Michael Bloomberg, then-Republican candidate for New York mayor, speaks to the press in Brooklyn, New York, with lower Manhattan as a backdrop on 26 September 2001 (AFP)

"We had the Demographics Unit go up and down Steinway Street surveilling Muslims, whether they were in barbershops, grocery stores, cafes, hookah bars, masjids; it doesn't matter where we were.

"If there was even one Muslim in an area, it was considered cause for suspicion," Mamdani, who is a candidate for New York State Assembly, told MEE.

"This is the kind of legacy the people have had to live with, [the idea] that we should not build any type of collective because the response of the state will be to both surveil and imprison us."

Bloomberg has repeatedly downplayed the scale and impact of the surveillance policy of his administration.

'A million Muslims placed on an unlawful, secret surveillance program, and weaponising the biggest police force in the country against Muslim does not merit even an apology'

- Ayisha Irfan, New Yorker

In an interview with PBS in late February, Bloomberg said his office had "sent some officers into some mosques to listen to the sermon that the imam gave. The courts ruled it was exactly within the law and that’s the kind of thing we should be doing."

He has also doubled down on justifying the singling out of the Muslim community.

"All of the people came from the same place and all that came were from a place they happened to be one religion. And if they'd been another religion, we would've done the same thing," he added.

But no court has ever ruled the programme legal; several lawsuits were filed against New York City's programme.

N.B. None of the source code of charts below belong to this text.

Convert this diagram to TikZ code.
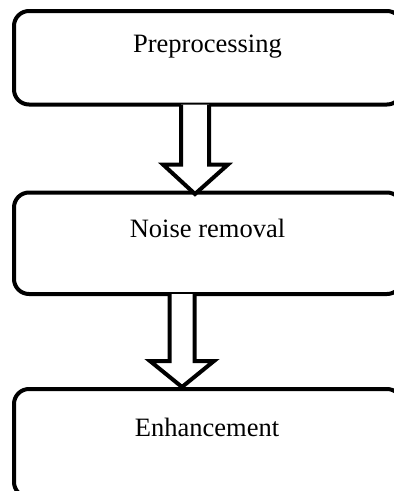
\documentclass[tikz,border=0pt]{standalone}
\usepackage{fontspec}
\setmainfont{Liberation Serif}
\usetikzlibrary{calc}
\begin{document}
\begin{tikzpicture}[x=1pt,y=-1pt,
  boxstyle/.style={draw=black,line width=4pt,rounded corners=15pt,rectangle,
    inner sep=0pt,outer sep=0pt,minimum width=388pt,anchor=north west},
  blockarrow/.style={draw=black,line width=4pt,line join=miter,fill=white},
  labelstyle/.style={font=\fontsize{26.5}{30}\selectfont,anchor=base,inner sep=0pt}]
\useasboundingbox (0,0) rectangle (394,491);
\clip (0,0) rectangle (394,491);
% boxes
\node[boxstyle,minimum height=93.5pt] (b1) at (14,11) {};
\node[boxstyle,minimum height=101.5pt] (b2) at (14,192.5) {};
\node[boxstyle,minimum height=108pt] (b3) at (14,389) {};
% labels
\node[labelstyle] (t1) at (207.5,52) {Preprocessing};
\node[labelstyle] (t2) at (207.5,237) {Noise removal};
\node[labelstyle] (t3) at (207,436) {Enhancement};
% block arrows (shaft from box bottom, tip on next box top)
\draw[blockarrow] ($(b1.south west)+(167,0)$) -- (181,164.5) -- (163,164.5)
  -- ($(b2.north west)+(181,1.5)$) -- (228,164.5) -- (209,164.5) -- ($(b1.south west)+(195,0)$);
\draw[blockarrow] ($(b2.south west)+(155.5,0)$) -- (169.5,361) -- (150,361)
  -- ($(b3.north west)+(168,-2)$) -- (214,361) -- (194.5,361) -- ($(b2.south west)+(180.5,0)$);
\end{tikzpicture}
\end{document}
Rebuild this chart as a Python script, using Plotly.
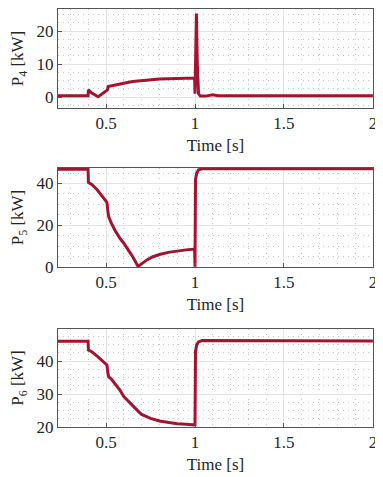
import plotly.graph_objects as go

# ---- data ----
t4 = [0.23, 0.399, 0.401, 0.42, 0.456, 0.50, 0.508, 0.512, 0.55, 0.6, 0.65, 0.7, 0.75, 0.8, 0.85, 0.9, 0.95, 0.998,
      1.0, 1.003, 1.008, 1.013, 1.02, 1.03, 1.06, 1.1, 1.13, 1.2, 2.0]
p4 = [0.4, 0.4, 2.2, 1.2, 0.1, 1.8, 2.2, 3.2, 3.7, 4.2, 4.7, 5.0, 5.3, 5.5, 5.6, 5.7, 5.8, 5.8,
      1.0, 12, 25.3, 10, 1.0, 0.3, 0.3, 0.7, 0.4, 0.4, 0.4]

t5 = [0.23, 0.399, 0.401, 0.42, 0.45, 0.48, 0.505, 0.51, 0.515, 0.53, 0.55, 0.58, 0.6, 0.63, 0.65, 0.68, 0.70,
      0.73, 0.76, 0.8, 0.85, 0.9, 0.95, 0.998, 1.0, 1.003, 1.01, 1.02, 1.04, 2.0]
p5 = [46.8, 46.8, 40.5, 39.5, 37, 34, 31, 27, 24, 21, 17.6, 13.5, 11.4, 7.5, 4.9, 0.3, 1.6,
      3.4, 4.8, 6.0, 7.0, 7.7, 8.2, 8.6, 0.1, 42, 45, 46.5, 47, 47]

t6 = [0.23, 0.399, 0.401, 0.42, 0.45, 0.48, 0.505, 0.51, 0.515, 0.53, 0.55, 0.58, 0.6, 0.63, 0.65, 0.68, 0.7,
      0.75, 0.8, 0.85, 0.9, 0.95, 0.998, 1.0, 1.003, 1.01, 1.02, 1.04, 2.0]
p6 = [46, 46, 43.3, 42.8, 41.5, 40, 38.8, 36.5, 35.2, 34.5, 33.2, 31, 29.2, 27.5, 26.2, 24.8, 23.8,
      22.6, 21.8, 21.3, 21.0, 20.8, 20.6, 20.3, 43, 45, 45.8, 46.2, 46.1]

x_ticks = [0.5, 1, 1.5, 2]
x_ticktext = ["0.5", "1", "1.5", "2"]
y_ticks = [[0, 10, 20], [0, 20, 40], [20, 30, 40]]
y_ranges = [[-3.3, 26.7], [0, 47.4], [20, 49.7]]
y_minor = [2.5, 5, 2.5]
y_titles = ["P<sub>4</sub> [kW]", "P<sub>5</sub> [kW]", "P<sub>6</sub> [kW]"]

LINE = "#a2142f"
FONT = "Liberation Serif, Times New Roman, serif"
TXT = "#262626"
FS = 17

fig = go.Figure()
series = [(t4, p4), (t5, p5), (t6, p6)]
for i, (t, p) in enumerate(series):
    sfx = "" if i == 0 else str(i + 1)
    fig.add_trace(go.Scatter(x=t, y=p, mode="lines", line=dict(color=LINE, width=3),
                             xaxis="x" + sfx, yaxis="y" + sfx, showlegend=False))

# page body has an 8px margin, so the figure is drawn 8px in from the window corner
W, Hf = 375, 469
ml, mt, mr, mb = 50, 1, 10, 50
H = Hf - mt - mb  # plot-area height
def ypos(y_window):
    return (Hf - mb - (y_window - 8)) / H
doms = [(ypos(108), ypos(9)), (ypos(267), ypos(168)), (ypos(427), ypos(329))]
doms = [(max(0.0, a), min(1.0, b)) for a, b in doms]

MINOR = dict(showgrid=True, gridcolor="#c4c4c4", griddash="1px,4px", ticks="")

layout = dict(width=W, height=Hf, margin=dict(l=ml, r=mr, t=mt, b=mb),
              paper_bgcolor="white", plot_bgcolor="white",
              font=dict(family=FONT, size=FS, color=TXT))
for i in range(3):
    sfx = "" if i == 0 else str(i + 1)
    layout["xaxis" + sfx] = dict(
        domain=[0, 1], range=[0.23, 2.0005], anchor="y" + sfx, automargin=False,
        tickvals=x_ticks, ticktext=x_ticktext, ticks="inside", ticklen=4, tickcolor="#555",
        showline=True, mirror=True, linecolor="#555", linewidth=1,
        showgrid=True, gridcolor="#e3e3e3", gridwidth=1, zeroline=False,
        minor=dict(dtick=0.1, tick0=0, **MINOR),
        title=dict(text="Time [s]", font=dict(size=FS, family=FONT, color=TXT), standoff=6),
        tickfont=dict(size=FS, family=FONT, color=TXT),
    )
    layout["yaxis" + sfx] = dict(
        domain=list(doms[i]), range=y_ranges[i], anchor="x" + sfx, automargin=False,
        tickvals=y_ticks[i], ticks="inside", ticklen=4, tickcolor="#555",
        showline=True, mirror=True, linecolor="#555", linewidth=1,
        showgrid=True, gridcolor="#e3e3e3", gridwidth=1, zeroline=False,
        minor=dict(dtick=y_minor[i], tick0=0, **MINOR),
        title=dict(text=y_titles[i], font=dict(size=FS, family=FONT, color=TXT), standoff=15),
        tickfont=dict(size=FS, family=FONT, color=TXT),
    )
fig.update_layout(**layout)
fig.write_html("out.html")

In the Raza v. City of New York class-action suit, which Dandia joined, the final settlement approved by the court in March 2017 "established a number of reforms designed to protect New York Muslims and others from discriminatory and unjustified surveillance". 

Farhana Khera, executive director of Muslim Advocates, a national civil rights organisation, described Bloomberg's assertions as a "fantasy". 

"What happened in New York City was a massive civil rights breach that caused lasting harm to countless innocent American Muslims. Mayor Bloomberg needs to correct the record immediately," Khera said.

Muslim community has failed to organise itself

In Harlem, the northern half of Manhattan, many black Muslims have had to endure both the stop and frisk policy that targeted African Americans and Latinos, as well as the surveillance of Muslims. 

Imam Al-Hajj Talib Abdur-Rashid, from the Mosque of Islamic Brotherhood Inc, in Harlem, says that the Muslim community failed to organise itself and exact a political consequence for Bloomberg's policies.

'Obviously, he doesn't see this as a liability because Muslims are still seen across the US with suspicion'

- Imam Al-Hajj Talib Abdur-Rashid, Harlem

"Any other group who had been treated in that way, they would have exacted a political consequence for his statements."

Abdur-Rashid argued that as someone running for president, Bloomberg's refusal to apologise or make amends for the surveillance programme said a lot about the place of Muslims in the imagination of presidential candidates.

"Obviously, he doesn’t see this as a liability because Muslims are still seen across the US with suspicion," he says.

Ayisha Irfan agrees. "Apparently a million Muslims placed on an unlawful, secret surveillance programme, and weaponising the biggest police force in the country against Muslim does not merit even an apology," she says.

Dandia says he is not interested in a half-hearted apology. He wants reparations. 

"Now that Bloomberg is out of the race, he ought to reflect over the enormous harm he has caused to communities of colour during his time as mayor of New York, and he must offer material reparations to all those he harmed.

"He is one of the richest men on the planet. He is more than capable of doing that. He should also meet with Muslims and ask them: how can I serve you?" he said.

"However, Bloomberg endorsing Biden shows that he is not committed to any structural change or reparations, and prefers the same establishment politics that he benefited from at our expense."